Remi Wolf is a pop star who could only have thrived in this decade. A former Junior Olympic ski-racer turned American Idol contestant, the Californian broke through in 2020 with a viral hit, Photo ID, before releasing a trio of dog-themed EPs and dropping her debut album, Juno, in 2021. She taps into stan culture with a smirk – her fans are known as ‘Remjobs’ – and that humour shines through in her music, delivered as sharp as a sour candy and showing a deft understanding of experimental pop, outmanoeuvring many of her hyperpop-adjacent peers. On her second album, Big Ideas, Remi Wolf creates a sonic-splatter effect, stretching her voice into oversized choruses and flexing her talent for stream-of-consciousness storytelling.

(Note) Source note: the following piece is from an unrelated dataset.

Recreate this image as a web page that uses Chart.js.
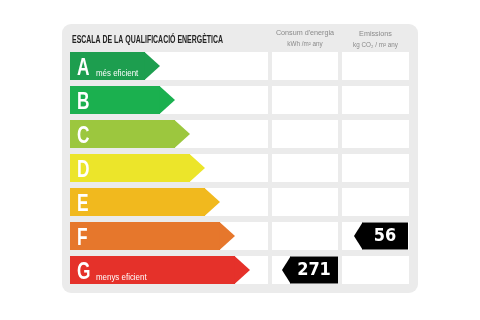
<!DOCTYPE html>
<html>
<head>
<meta charset="utf-8">
<script src="https://cdn.jsdelivr.net/npm/chart.js@4.4.1/dist/chart.umd.min.js"></script>
<style>
  html, body { margin: 0; background: #fff; }
  #wrap { position: relative; width: 480px; height: 320px; }
  #panel { position: absolute; left: 62px; top: 24px; width: 356px; height: 269px; background: #ebebeb; border-radius: 9px; }
  #chart { position: absolute; left: 0; top: 0; }
</style>
</head>
<body>
<div id="wrap">
  <div id="panel"></div>
  <canvas id="chart" width="480" height="320"></canvas>
</div>
<script>
// Rating scale
const grades = ["A", "B", "C", "D", "E", "F", "G"];
const gradeSteps = [5, 6, 7, 8, 9, 10, 11]; // arrow length, in scale steps
const gradeColors = ["#1d9e4f", "#1bb04f", "#9cc73e", "#ece52a", "#f1b91e", "#e6772c", "#e5312a"];
const gradeNotes = ["més eficient", "", "", "", "", "", "menys eficient"];

// Results
const energyValue = 271;
const energyGrade = "G";
const emissionValue = 56;
const emissionGrade = "F";

// Texts
const title = "ESCALA DE LA QUALIFICACIÓ ENERGÈTICA";
const energyHeader = ["Consum d'energia", "kWh /m² any"];
const emissionHeader = ["Emissions", "kg CO₂ / m² any"];

// Layout (1 step = 15px)
const STEP = 15;
const cols = {
  left: [0, 198 / STEP],
  mid: [202 / STEP, 268 / STEP],
  right: [272 / STEP, 339 / STEP],
};
const energyBox = [220 / STEP, 268 / STEP];
const emissionBox = [292 / STEP, 338 / STEP];

const SANS = '"Liberation Sans", Arial, sans-serif';

function cellData(range) {
  return grades.map(() => range);
}

function markerData(grade, box) {
  return grades.map((g) => (g === grade ? box : null));
}

// Text squeezed horizontally (condensed look)
function fillSqueezed(ctx, text, x, y, squeeze) {
  ctx.save();
  ctx.translate(x, y);
  ctx.scale(squeeze, 1);
  ctx.fillText(text, 0, 0);
  ctx.restore();
}

// Draws arrow tips, letters, markers and headers
const labelPlugin = {
  id: "labelPlugin",
  afterDatasetsDraw(chart) {
    const ctx = chart.ctx;
    ctx.save();

    // Rating arrows
    const barMeta = chart.getDatasetMeta(3);
    barMeta.data.forEach((bar, i) => {
      const h = bar.height;
      const top = bar.y - h / 2;
      ctx.fillStyle = gradeColors[i];
      ctx.beginPath();
      ctx.moveTo(bar.x - 0.5, top);
      ctx.lineTo(bar.x + 15, bar.y);
      ctx.lineTo(bar.x - 0.5, top + h);
      ctx.closePath();
      ctx.fill();

      ctx.fillStyle = "#fff";
      ctx.textBaseline = "alphabetic";
      ctx.textAlign = "left";
      ctx.font = "bold 24px " + SANS;
      fillSqueezed(ctx, grades[i], bar.base + 7, bar.y + 9, 0.72);
      if (gradeNotes[i]) {
        ctx.font = "9px " + SANS;
        fillSqueezed(ctx, gradeNotes[i], bar.base + 26, bar.y + 10, 0.88);
      }
    });

    // Result markers
    [[4, energyValue], [5, emissionValue]].forEach(([idx, value]) => {
      const raw = chart.data.datasets[idx].data;
      chart.getDatasetMeta(idx).data.forEach((el, j) => {
        if (raw[j] == null) return;
        const h = el.height;
        const top = el.y - h / 2;
        ctx.fillStyle = "#000";
        ctx.beginPath();
        ctx.moveTo(el.base + 0.5, top);
        ctx.lineTo(el.base - 8, el.y);
        ctx.lineTo(el.base + 0.5, top + h);
        ctx.closePath();
        ctx.fill();
        ctx.fillStyle = "#fff";
        ctx.font = "bold 17px 'DejaVu Sans', sans-serif";
        ctx.textAlign = "center";
        ctx.textBaseline = "middle";
        fillSqueezed(ctx, String(value), (el.base + el.x) / 2, el.y + 1, 0.95);
      });
    });

    // Headers
    const x = chart.scales.x;
    ctx.fillStyle = "#222";
    ctx.textAlign = "left";
    ctx.textBaseline = "alphabetic";
    ctx.font = "bold 10px " + SANS;
    const tw = ctx.measureText(title).width;
    fillSqueezed(ctx, title, x.getPixelForValue(0) + 2, 43, 151 / tw);

    ctx.fillStyle = "#8a8a8a";
    ctx.textAlign = "center";
    const midX = (x.getPixelForValue(cols.mid[0]) + x.getPixelForValue(cols.mid[1])) / 2;
    const rightX = (x.getPixelForValue(cols.right[0]) + x.getPixelForValue(cols.right[1])) / 2;
    ctx.font = "8px " + SANS;
    fillSqueezed(ctx, energyHeader[0], midX, 35, 0.9);
    fillSqueezed(ctx, emissionHeader[0], rightX, 36, 0.9);
    ctx.font = "7px " + SANS;
    fillSqueezed(ctx, energyHeader[1], midX, 46, 0.9);
    fillSqueezed(ctx, emissionHeader[1], rightX, 47, 0.9);

    ctx.restore();
  },
};

const cellStyle = {
  backgroundColor: "#ffffff",
  grouped: false,
  barPercentage: 0.83,
  categoryPercentage: 1,
  order: 5,
};

new Chart(document.getElementById("chart"), {
  type: "bar",
  data: {
    labels: grades,
    datasets: [
      { ...cellStyle, data: cellData(cols.left) },
      { ...cellStyle, data: cellData(cols.mid) },
      { ...cellStyle, data: cellData(cols.right) },
      {
        data: gradeSteps.map((s) => [0, s]),
        backgroundColor: gradeColors,
        grouped: false,
        barPercentage: 0.83,
        categoryPercentage: 1,
        order: 1,
      },
      {
        data: markerData(energyGrade, energyBox),
        backgroundColor: "#000",
        grouped: false,
        barPercentage: 0.8,
        categoryPercentage: 1,
        order: 1,
      },
      {
        data: markerData(emissionGrade, emissionBox),
        backgroundColor: "#000",
        grouped: false,
        barPercentage: 0.8,
        categoryPercentage: 1,
        order: 1,
      },
    ],
  },
  options: {
    indexAxis: "y",
    responsive: false,
    animation: false,
    layout: { padding: { left: 70, right: 70, top: 49, bottom: 33 } },
    scales: {
      x: { type: "linear", min: 0, max: 340 / STEP, display: false },
      y: { type: "category", display: false },
    },
    plugins: {
      legend: { display: false },
      tooltip: { enabled: false },
    },
  },
  plugins: [labelPlugin],
});
</script>
</body>
</html>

In the spirit of Olivia Rodrigo, whom she recently supported on tour, Wolf blends genres like eyeshadows: smudging electro-pop, funk, grunge and soul into a signature look and sound. Take Toro, a hedonistic jam, all funk and disco synths. Here, in her sweet, raspy inflection, she sings: “Dancing around/ Spilling wine/ You look good in my hotel robe.” Elsewhere, the scorching Alone in Miami is destined to be a phones-in-the-air summer anthem, built around Wolf’s knack for serving up evocative lyrical collages (think: nods to “crypto bros”, DMs from pop stars, “eating cubanos”, and listening to German techno from outside a festival tent) and an earworm chorus about romantic vulnerability. On Kangaroo, chillwave textures and cooing harmonies are cut through with a frenzied no wave sax breakdown. It has a decidedly scrappy indie spirit – which crops up again, albeit in a different mode, on the stripped-back crackle of bonus track Just the Start, reminiscent of NY anti-folk heroes The Moldy Peaches. 

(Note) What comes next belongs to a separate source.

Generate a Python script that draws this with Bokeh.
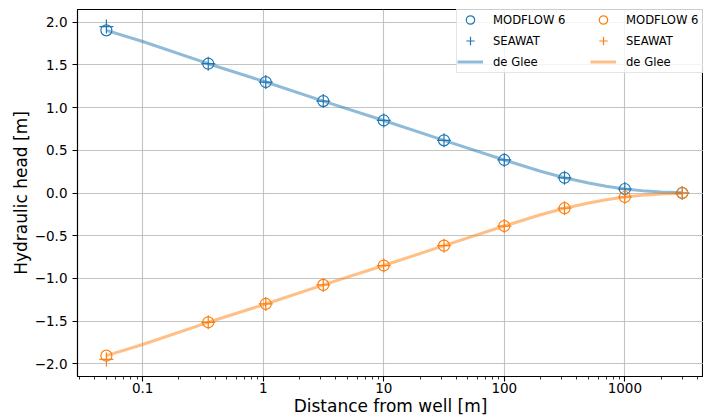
from bokeh.plotting import figure
from bokeh.models import (FixedTicker, CustomJSTickFormatter, Legend, LegendItem, Range1d)
from bokeh.embed import file_html
from bokeh.resources import INLINE

# ---- data ----
x_points = [0.05, 0.35, 1.05, 3.15, 10.0, 31.6, 100.0, 316.0, 1000.0, 3000.0]
mf6_blue = [1.906, 1.515, 1.300, 1.077, 0.850, 0.617, 0.387, 0.178, 0.047, 0.0]
seawat_blue = [1.950, 1.515, 1.300, 1.077, 0.850, 0.617, 0.387, 0.178, 0.047, 0.0]
mf6_orange = [-1.906, -1.515, -1.300, -1.077, -0.850, -0.617, -0.387, -0.178, -0.047, 0.0]
seawat_orange = [-1.950, -1.515, -1.300, -1.077, -0.850, -0.617, -0.387, -0.178, -0.047, 0.0]

deglee_r = [0.05, 0.1, 0.35, 1.05, 3.15, 10.0, 31.6, 100.0, 200.0, 316.0, 500.0, 700.0, 1000.0, 1500.0, 2000.0, 3000.0]
deglee_blue = [1.906, 1.775, 1.515, 1.300, 1.077, 0.850, 0.617, 0.387, 0.255, 0.178, 0.117, 0.078, 0.047, 0.022, 0.012, 0.004]
deglee_orange = [-1.906, -1.775, -1.515, -1.300, -1.077, -0.850, -0.617, -0.387, -0.255, -0.178, -0.117, -0.078, -0.047, -0.022, -0.012, -0.004]

x_ticks = [0.1, 1, 10, 100, 1000]
x_minor = [0.03, 0.04, 0.05, 0.06, 0.07, 0.08, 0.09,
           0.2, 0.3, 0.4, 0.5, 0.6, 0.7, 0.8, 0.9,
           2, 3, 4, 5, 6, 7, 8, 9,
           20, 30, 40, 50, 60, 70, 80, 90,
           200, 300, 400, 500, 600, 700, 800, 900,
           2000, 3000, 4000]
y_ticks = [-2.0, -1.5, -1.0, -0.5, 0.0, 0.5, 1.0, 1.5, 2.0]

C0 = "#1f77b4"
C1 = "#ff7f0e"
FONT = "DejaVu Sans"

p = figure(width=703, height=418, x_axis_type="log",
           x_range=Range1d(0.0288, 4495), y_range=Range1d(-2.15, 2.15),
           output_backend="svg", toolbar_location=None,
           min_border_left=77, min_border_right=0, min_border_top=9, min_border_bottom=41)

p.outline_line_color = "black"
p.outline_line_width = 1.1

# grid
p.grid.grid_line_color = "#b0b0b0"
p.grid.grid_line_alpha = 0.75
p.grid.grid_line_width = 1.1

# axes
p.xaxis.ticker = FixedTicker(ticks=x_ticks, minor_ticks=x_minor)
p.xaxis.formatter = CustomJSTickFormatter(code="return tick < 1 ? tick.toFixed(1) : tick.toFixed(0);")
p.yaxis.ticker = FixedTicker(ticks=y_ticks, minor_ticks=[])
p.yaxis.formatter = CustomJSTickFormatter(code="return tick.toFixed(1).replace('-', '\\u2212');")
p.xaxis.axis_label = "Distance from well [m]"
p.yaxis.axis_label = "Hydraulic head [m]"
for ax in (p.xaxis, p.yaxis):
    ax.axis_label_text_font = FONT
    ax.axis_label_text_font_size = "17px"
    ax.axis_label_text_font_style = "normal"
    ax.axis_label_text_color = "black"
    ax.major_label_text_font = FONT
    ax.major_label_text_font_size = "13.5px"
    ax.major_label_text_color = "black"
    ax.axis_line_color = "black"
    ax.axis_line_width = 1.1
    ax.major_tick_line_color = "black"
    ax.major_tick_line_width = 1.1
    ax.major_tick_out = 5
    ax.major_tick_in = 0
    ax.minor_tick_line_color = "black"
    ax.minor_tick_line_width = 0.8
    ax.minor_tick_out = 3
    ax.minor_tick_in = 0
p.xaxis.major_label_standoff = 1
p.xaxis.axis_label_standoff = 0
p.yaxis.major_label_standoff = 5
p.yaxis.axis_label_standoff = 1
p.yaxis.minor_tick_line_color = None

# lines
dg_b = p.line(deglee_r, deglee_blue, line_color=C0, line_alpha=0.5, line_width=3)
dg_o = p.line(deglee_r, deglee_orange, line_color=C1, line_alpha=0.5, line_width=3)
# markers
mf_b = p.scatter(x_points, mf6_blue, marker="circle", size=11, fill_color=None, line_color=C0, line_width=1.2)
sw_b = p.scatter(x_points, seawat_blue, marker="cross", size=14, line_color=C0, line_width=1.2)
mf_o = p.scatter(x_points, mf6_orange, marker="circle", size=11, fill_color=None, line_color=C1, line_width=1.2)
sw_o = p.scatter(x_points, seawat_orange, marker="cross", size=14, line_color=C1, line_width=1.2)

legend = Legend(items=[
    LegendItem(label="MODFLOW 6", renderers=[mf_b]),
    LegendItem(label="SEAWAT", renderers=[sw_b]),
    LegendItem(label="de Glee", renderers=[dg_b]),
    LegendItem(label="MODFLOW 6", renderers=[mf_o]),
    LegendItem(label="SEAWAT", renderers=[sw_o]),
    LegendItem(label="de Glee", renderers=[dg_o]),
], ncols=2, location=(379, 303))
legend.label_text_font = FONT
legend.label_text_font_size = "11.6px"
legend.label_text_color = "black"
legend.glyph_width = 26
legend.glyph_height = 21
legend.label_height = 21
legend.label_width = 97
legend.label_standoff = 10
legend.spacing = -3
legend.padding = 0
legend.margin = 0
legend.border_line_color = "#cccccc"
legend.border_line_width = 1
legend.background_fill_color = "white"
legend.background_fill_alpha = 0.8
p.add_layout(legend, "center")

open("out.html", "w").write(file_html(p, INLINE))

Allusions like these feel just right for Remi Wolf, who comes across as naturally goofy and happy to show it; “Yeah I’m allergic/ But I like it a lot!” she sings on the psychedelic Cherries and Cream. Her song titles are pleasingly nonsensical, too – Frog Rock, for one. On Cinderella, she steps out and draws a crowd with a flavourful, horn-led bop that chronicles the many moods she cycled through while writing down these Big Ideas. Coupled with playful sound effects – kerchings, animal noises and whistles pop up throughout – the album lives somewhere between the sublime, sincere and ridiculous.  

Like any pop star worth their salt, Wolf can do confessional and introspective, too. On 2021’s Liquor Store, Wolf details her struggles with addiction, and she brings the same emotional candour to Soup – a slick, lung-buster blessed with sleek 80s riffs and a skyscraping chorus featuring a pop lyric all-timer: “I don’t wanna live without you.” Arguably, though, Big Ideas is at its best when channelling the energy of a strong-minded girl gang; a vibe, and a bond, that she’s building between herself and her fans. By the end of the album, you’ll totally want to join. 

There’s a lot of virality, humour and lore in pop right now – in Charli XCX’s club brattiness and Sabrina Carpenter’s femme bubblegum silliness especially – and with that framework very much in mind, Remi Wolf pulls off the increasingly difficult feat of cutting through the noise by making her own almighty racket. A charmer with a killer voice and fun, hooky, crossover tunes, Wolf comes across on Big Ideas as a true original.